Sri Venkateshwara College Of Engineering
- Motto: Education For A Better Society
- Type: Private
- Established: 2007
- Affiliations: JNTUA
- Location: Tirupati, Andhra Pradesh, India

= Sri Venkateswara College of Engineering, Tirupati =

College in Andhra Pradesh, India

Sri Venkateshwara College of Engineering (SVCE) is an engineering college in Tirupati, Andhra Pradesh, India. Established in 2007, it is affiliated with Jawaharlal Nehru Technological University, Anantapur (JNTUA), and is recognized by the All India Council for Technical Education (AICTE), New Delhi.

==Admissions==
Admissions are made on par with other colleges of engineering and technology in the state of Andhra Pradesh through the Common Entrance Test (EAMCET) conducted by the state government. While 70% of the seats allotted are based on merit in EAMCET, 30% of the seats are earmarked for Management Quota.
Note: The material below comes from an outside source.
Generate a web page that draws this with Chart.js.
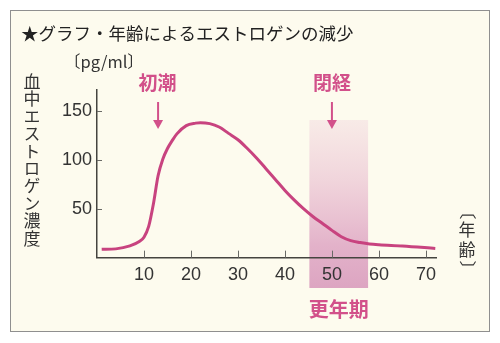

In addition, the Engineering Diploma holders, based on their merit at ECET (FDH), are admitted into Lateral Entry (II year B. Tech Courses) to the tune of 20% of the total intake.

== Rankings ==
The National Institutional Ranking Framework (NIRF) ranked the university between 201-300 in the engineering rankings in 2024.

==Transport==
SVCE has a fleet of vehicles to transport the faculty and students from Tirupati to the college in the mornings and back in the evenings. The bus facility is on payment basis for the students and is free for the staff.